” Uğur böceği, Coccinellidae familyasını oluşturan çok yaygın görülen böcek türlerinin ortak adı.
Tarım zararlısı olan Epilachninae alt familyası hariç, hepsi yararlı böceklerdir. Larvaları ve erginleri yaprak bitlerini ve koşnilleri büyük sayıda yediklerinden biyolojik mücadelede kullanılır.

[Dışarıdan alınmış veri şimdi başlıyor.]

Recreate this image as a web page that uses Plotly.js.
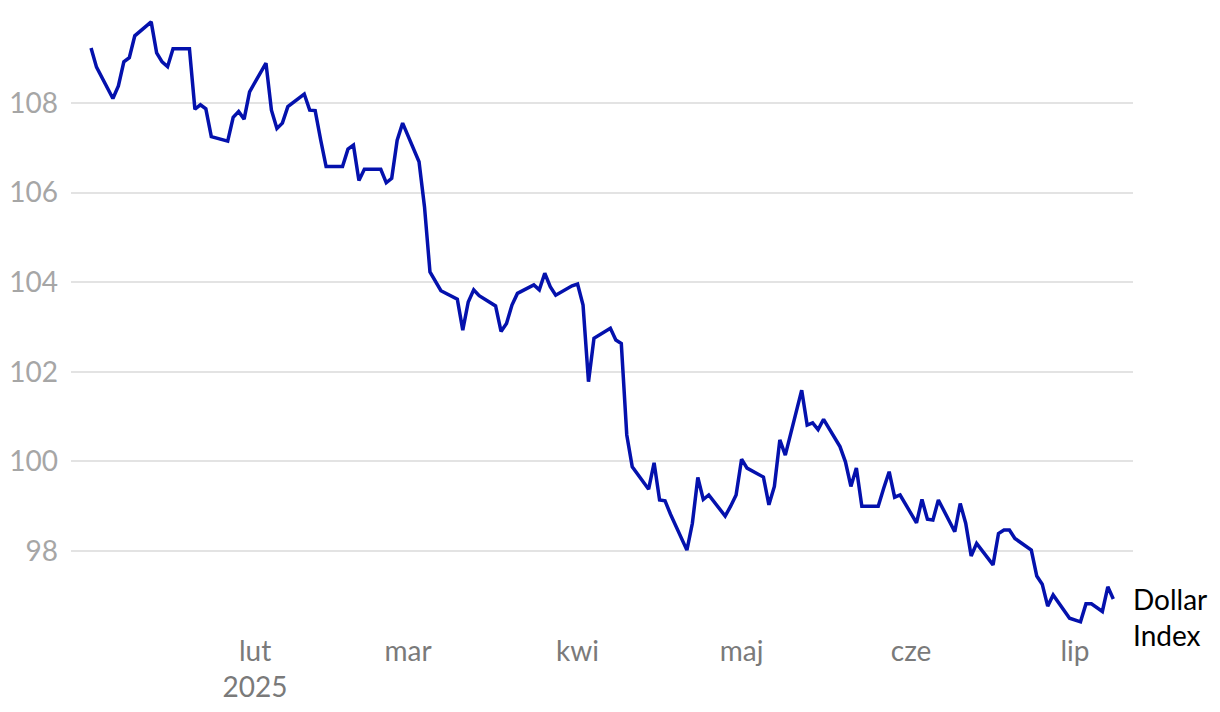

Birkaç türü larva iken yaprak biti, ergin iken öncelikle mantar yerler.”
———————————–
Bir çiftçi açısından diğer tarla zararlılarını yediği için şans getirebilir ancak herkesin algısında uğur böceği olarak kendisine yer bulur, bizlere şans getirir.
Bir güvercinin – şanlı dışkısının- isabeti ile sevinirken koşup piyango bileti alıveririz.
Duvara şans getirsin diye astığımız at nalı belki de o atın ağır bir yükün altında ezilerek geçirdiği yaşamından arda kalandır.
———————————–
İşin özü beklentidir.
Bizim ona yüklediğimiz pozitif anlamla bir umudun tetikleyicisini oluşturmak, evrensel bir mesajın habercisi kılmaktır.
Yaratıcıdan ona güldüğünü, ona tebessüm ettiğini hissedeceği küçük bir donuşa ihtiyaç duyar insan.
Bu bir kuşun pisliğinde bile aransa, insana yılbaşı çekilişinde tam ikramiye kazanmışçasına büyük mutluluk verecektir bu dokunuş.
Umuda ve şanslı dokunuşa ihtiyaç duyan insan, yaratanın onu gördüğünü böylesi rastlantılarla hissetmek ister. Umudun, küçük şirin bir böceğin dokunuşuyla gelmiş olması da kötü bir şey değildir aslında. Mercimek kadar bir canlı dünyalar kadar bir neşeye vesile olur habersizce.
Umut yeşermeli ve beslenmelidir. İnsanlığın geleceği için, gelecek nesillerin daha iyi bir hayat sürebilmesi için umut yeşermeli ve yayılmalıdır.
Belki de daha fazla uğur böceği uçmalı, daha fazla güvercin salınmalı, at nallarının sayısı da yaşayan atlardan fazla olmalıdır.